### Task directions
Copy the data below exactly, omitting any picture it contains.

### Collected data
------------------------------
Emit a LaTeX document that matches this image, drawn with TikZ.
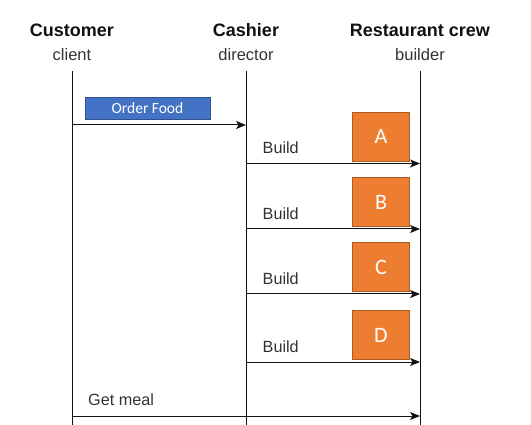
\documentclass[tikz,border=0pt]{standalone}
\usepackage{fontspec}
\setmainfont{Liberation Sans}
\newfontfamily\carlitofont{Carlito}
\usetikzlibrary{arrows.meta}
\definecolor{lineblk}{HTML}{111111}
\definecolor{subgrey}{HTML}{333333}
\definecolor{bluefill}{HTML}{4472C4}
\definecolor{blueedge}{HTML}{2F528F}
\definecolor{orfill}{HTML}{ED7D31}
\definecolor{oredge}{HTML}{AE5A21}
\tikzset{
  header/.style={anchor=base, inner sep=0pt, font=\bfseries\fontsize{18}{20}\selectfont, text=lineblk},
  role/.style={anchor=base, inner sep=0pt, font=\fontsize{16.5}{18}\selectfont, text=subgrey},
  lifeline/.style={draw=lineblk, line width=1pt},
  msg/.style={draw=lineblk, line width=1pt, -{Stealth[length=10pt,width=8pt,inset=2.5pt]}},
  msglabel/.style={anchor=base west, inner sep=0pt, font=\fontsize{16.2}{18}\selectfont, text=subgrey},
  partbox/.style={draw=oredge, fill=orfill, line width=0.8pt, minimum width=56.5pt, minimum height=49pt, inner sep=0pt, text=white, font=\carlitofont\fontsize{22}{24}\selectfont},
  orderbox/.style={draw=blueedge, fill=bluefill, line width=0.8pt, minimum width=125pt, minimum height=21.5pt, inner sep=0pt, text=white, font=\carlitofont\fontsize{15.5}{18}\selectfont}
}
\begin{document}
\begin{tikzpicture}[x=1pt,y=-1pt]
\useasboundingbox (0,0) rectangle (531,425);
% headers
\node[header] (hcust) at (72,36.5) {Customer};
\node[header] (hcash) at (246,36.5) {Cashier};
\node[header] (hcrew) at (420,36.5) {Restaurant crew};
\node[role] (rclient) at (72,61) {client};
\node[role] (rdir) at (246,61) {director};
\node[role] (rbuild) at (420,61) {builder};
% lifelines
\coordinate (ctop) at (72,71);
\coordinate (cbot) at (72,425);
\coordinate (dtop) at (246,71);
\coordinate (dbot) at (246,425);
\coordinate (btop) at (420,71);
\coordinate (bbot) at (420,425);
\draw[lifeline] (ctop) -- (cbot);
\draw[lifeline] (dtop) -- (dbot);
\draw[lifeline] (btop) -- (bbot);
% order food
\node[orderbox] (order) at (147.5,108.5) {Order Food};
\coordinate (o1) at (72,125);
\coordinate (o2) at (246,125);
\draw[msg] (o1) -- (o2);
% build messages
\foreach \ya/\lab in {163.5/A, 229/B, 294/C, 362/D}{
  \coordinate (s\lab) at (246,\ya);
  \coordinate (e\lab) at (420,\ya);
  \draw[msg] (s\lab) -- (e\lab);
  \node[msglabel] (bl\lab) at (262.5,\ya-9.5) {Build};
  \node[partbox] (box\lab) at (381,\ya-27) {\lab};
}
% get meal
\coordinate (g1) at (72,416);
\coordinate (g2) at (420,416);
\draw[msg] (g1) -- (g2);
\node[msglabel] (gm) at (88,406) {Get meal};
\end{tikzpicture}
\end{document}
------------------------------
### Response to this exercise
Emit a LaTeX document that matches this image, drawn with TikZ.
\documentclass[tikz,border=0pt]{standalone}
\usepackage{fontspec}
\setmainfont{Liberation Sans}
\newfontfamily\carlitofont{Carlito}
\usetikzlibrary{arrows.meta}
\definecolor{lineblk}{HTML}{111111}
\definecolor{subgrey}{HTML}{333333}
\definecolor{bluefill}{HTML}{4472C4}
\definecolor{blueedge}{HTML}{2F528F}
\definecolor{orfill}{HTML}{ED7D31}
\definecolor{oredge}{HTML}{AE5A21}
\tikzset{
  header/.style={anchor=base, inner sep=0pt, font=\bfseries\fontsize{18}{20}\selectfont, text=lineblk},
  role/.style={anchor=base, inner sep=0pt, font=\fontsize{16.5}{18}\selectfont, text=subgrey},
  lifeline/.style={draw=lineblk, line width=1pt},
  msg/.style={draw=lineblk, line width=1pt, -{Stealth[length=10pt,width=8pt,inset=2.5pt]}},
  msglabel/.style={anchor=base west, inner sep=0pt, font=\fontsize{16.2}{18}\selectfont, text=subgrey},
  partbox/.style={draw=oredge, fill=orfill, line width=0.8pt, minimum width=56.5pt, minimum height=49pt, inner sep=0pt, text=white, font=\carlitofont\fontsize{22}{24}\selectfont},
  orderbox/.style={draw=blueedge, fill=bluefill, line width=0.8pt, minimum width=125pt, minimum height=21.5pt, inner sep=0pt, text=white, font=\carlitofont\fontsize{15.5}{18}\selectfont}
}
\begin{document}
\begin{tikzpicture}[x=1pt,y=-1pt]
\useasboundingbox (0,0) rectangle (531,425);
% headers
\node[header] (hcust) at (72,36.5) {Customer};
\node[header] (hcash) at (246,36.5) {Cashier};
\node[header] (hcrew) at (420,36.5) {Restaurant crew};
\node[role] (rclient) at (72,61) {client};
\node[role] (rdir) at (246,61) {director};
\node[role] (rbuild) at (420,61) {builder};
% lifelines
\coordinate (ctop) at (72,71);
\coordinate (cbot) at (72,425);
\coordinate (dtop) at (246,71);
\coordinate (dbot) at (246,425);
\coordinate (btop) at (420,71);
\coordinate (bbot) at (420,425);
\draw[lifeline] (ctop) -- (cbot);
\draw[lifeline] (dtop) -- (dbot);
\draw[lifeline] (btop) -- (bbot);
% order food
\node[orderbox] (order) at (147.5,108.5) {Order Food};
\coordinate (o1) at (72,125);
\coordinate (o2) at (246,125);
\draw[msg] (o1) -- (o2);
% build messages
\foreach \ya/\lab in {163.5/A, 229/B, 294/C, 362/D}{
  \coordinate (s\lab) at (246,\ya);
  \coordinate (e\lab) at (420,\ya);
  \draw[msg] (s\lab) -- (e\lab);
  \node[msglabel] (bl\lab) at (262.5,\ya-9.5) {Build};
  \node[partbox] (box\lab) at (381,\ya-27) {\lab};
}
% get meal
\coordinate (g1) at (72,416);
\coordinate (g2) at (420,416);
\draw[msg] (g1) -- (g2);
\node[msglabel] (gm) at (88,406) {Get meal};
\end{tikzpicture}
\end{document}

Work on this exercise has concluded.